PS. As a side, I refer to myself as being twice born, rather than born again. It often attracts attention and requires more information. It was an expression we used to use in the evangelical Anglican Church.
I would not use the term "Evangelical" in application to myself...but I have been told that because I "soul-win" that that in itself is evangelical. Sharing the gospel for the purpose of people deciding to take the gift of salvation...is soul-winning. So I answered yes...even though I don't like to take on titles as they tend to call attention to me...when i'm just a servant.

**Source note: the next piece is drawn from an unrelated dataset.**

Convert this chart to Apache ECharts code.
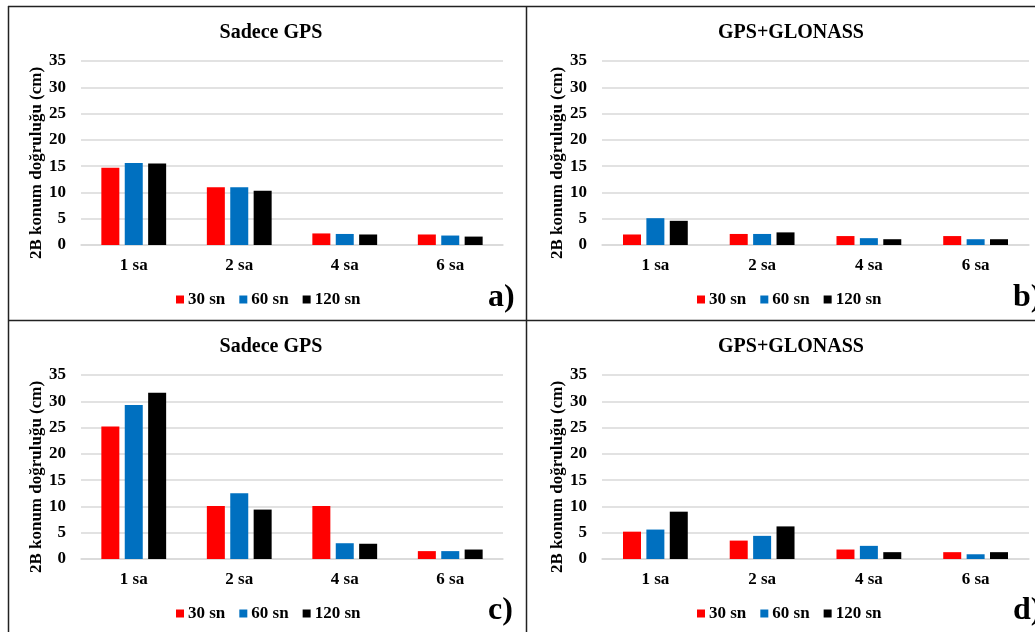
<!DOCTYPE html>
<html>
<head>
<meta charset="utf-8">
<script src="https://cdn.jsdelivr.net/npm/echarts@6/dist/echarts.min.js"></script>
<style>
  html, body { margin: 0; padding: 0; background: #fff; }
  #chart { width: 1035px; height: 632px; }
</style>
</head>
<body>
<div id="chart"></div>
<script>
// categories and series names
var categories = ['1 sa', '2 sa', '4 sa', '6 sa'];
var seriesNames = ['30 sn', '60 sn', '120 sn'];
var panelTitles = ['Sadece GPS', 'GPS+GLONASS', 'Sadece GPS', 'GPS+GLONASS'];
var panelTags = ['a)', 'b)', 'c)', 'd)'];
var yTicks = [0, 35, 5]; // min, max, interval

// a) Sadece GPS
var a30 = [14.7, 11.0, 2.2, 2.0];
var a60 = [15.6, 11.0, 2.1, 1.8];
var a120 = [15.5, 10.3, 2.0, 1.6];
// b) GPS+GLONASS
var b30 = [2.0, 2.1, 1.7, 1.7];
var b60 = [5.1, 2.1, 1.3, 1.1];
var b120 = [4.6, 2.4, 1.1, 1.1];
// c) Sadece GPS
var c30 = [25.2, 10.1, 10.1, 1.5];
var c60 = [29.3, 12.5, 3.0, 1.5];
var c120 = [31.6, 9.4, 2.9, 1.8];
// d) GPS+GLONASS
var d30 = [5.2, 3.5, 1.8, 1.3];
var d60 = [5.6, 4.4, 2.5, 0.9];
var d120 = [9.0, 6.2, 1.3, 1.3];

var panelData = [[a30, a60, a120], [b30, b60, b120], [c30, c60, c120], [d30, d60, d120]];
var colors = ['#ff0000', '#0070c0', '#000000'];

var FONT = '"Liberation Serif", "Times New Roman", serif';

// panel geometry
var panels = [
    { left: 81, right: 532, top: 61, bottom: 387, titleX: 266, titleY: 18, legendX: 171, legendY: 286, tagX: 488, tagY: 301 },
    { left: 602, right: 6, top: 61, bottom: 387, titleX: 786, titleY: 18, legendX: 692, legendY: 286, tagX: 1013, tagY: 301 },
    { left: 81, right: 532, top: 375, bottom: 73, titleX: 266, titleY: 332, legendX: 171, legendY: 600, tagX: 488, tagY: 614 },
    { left: 602, right: 6, top: 375, bottom: 73, titleX: 786, titleY: 332, legendX: 692, legendY: 600, tagX: 1013, tagY: 614 }
];

var myChart = echarts.init(document.getElementById('chart'), null, { renderer: 'canvas' });

var option = {
    animation: false,
    backgroundColor: '#fff',
    color: colors,
    title: [],
    legend: [],
    grid: [],
    xAxis: [],
    yAxis: [],
    series: [],
    graphic: []
};

for (var p = 0; p < 4; p++) {
    var g = panels[p];
    option.title.push({
        text: panelTitles[p],
        left: g.titleX,
        top: g.titleY,
        textAlign: 'center',
        textStyle: { fontFamily: FONT, fontSize: 20, fontWeight: 'bold', color: '#000' }
    });
    option.legend.push({
        data: seriesNames,
        left: g.legendX,
        top: g.legendY,
        itemWidth: 8,
        itemHeight: 8,
        itemGap: 14,
        icon: 'rect',
        textStyle: { fontFamily: FONT, fontSize: 17, fontWeight: 'bold', color: '#000', padding: [0, 0, 0, -1] }
    });
    option.grid.push({ left: g.left, right: g.right, top: g.top, bottom: g.bottom, containLabel: false });
    option.xAxis.push({
        type: 'category',
        gridIndex: p,
        data: categories,
        axisTick: { show: false },
        axisLine: { lineStyle: { color: '#d9d9d9', width: 1.5 } },
        axisLabel: { margin: 12, fontFamily: FONT, fontSize: 17, fontWeight: 'bold', color: '#000' }
    });
    option.yAxis.push({
        type: 'value',
        gridIndex: p,
        min: yTicks[0],
        max: yTicks[1],
        interval: yTicks[2],
        name: '2B konum doğruluğu (cm)',
        nameLocation: 'middle',
        nameGap: 36,
        nameTextStyle: { fontFamily: FONT, fontSize: 17, fontWeight: 'bold', color: '#000', padding: [0, 20, 0, 0] },
        axisLine: { show: false },
        axisTick: { show: false },
        splitLine: { lineStyle: { color: '#d9d9d9', width: 1.5 } },
        axisLabel: { margin: 15, fontFamily: FONT, fontSize: 17, fontWeight: 'bold', color: '#000' }
    });
    for (var s = 0; s < 3; s++) {
        option.series.push({
            name: seriesNames[s],
            type: 'bar',
            xAxisIndex: p,
            yAxisIndex: p,
            data: panelData[p][s],
            barWidth: 18,
            barGap: '30%',
            itemStyle: { color: colors[s] }
        });
    }
    option.graphic.push({
        type: 'text',
        left: g.tagX,
        top: g.tagY - 19,
        style: { text: panelTags[p], fontFamily: FONT, fontSize: 32, fontWeight: 'bold', fill: '#000' }
    });
}

// frame lines around the four panels
var frame = { stroke: '#222', lineWidth: 1.5 };
option.graphic.push(
    { type: 'line', shape: { x1: 8, y1: 6.5, x2: 1035, y2: 6.5 }, style: frame },
    { type: 'line', shape: { x1: 8.5, y1: 6, x2: 8.5, y2: 632 }, style: frame },
    { type: 'line', shape: { x1: 526.5, y1: 6, x2: 526.5, y2: 632 }, style: frame },
    { type: 'line', shape: { x1: 8, y1: 320.5, x2: 1035, y2: 320.5 }, style: frame }
);

myChart.setOption(option);
</script>
</body>
</html>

It's not my power...I'm just a mouthpeice...so to speak, and a willing spirit to get out there and do my part.
I admit that I am not an expert on this topic, but if the second definition of evangelical is Protestant, then a Baptist cannot consider himself to be an evangelical, since Baptists were around before the Protestant Reformation. Most people that are Baptists will tell you that they are not Protestant.
I am evangelistic!
Thanks for the responses. "Evangelical" is an old word that seems to mean "not RCC", as Jim1999 said. In the 50's, those who were not liberal in their theology and yet did not like some of the tactics of fundamentalists began to speak of "new-evangelicalism" and eventually began to call themselves "evangelical". They resurrected an old word for non-catholics in doing this. Today, the word is used so broadly by so many that it has come to mean anything...or nothing. We even have people who call themselves "evangelical catholics"!!! I guess I'm not surprised that most would use it of themself at least in some sense.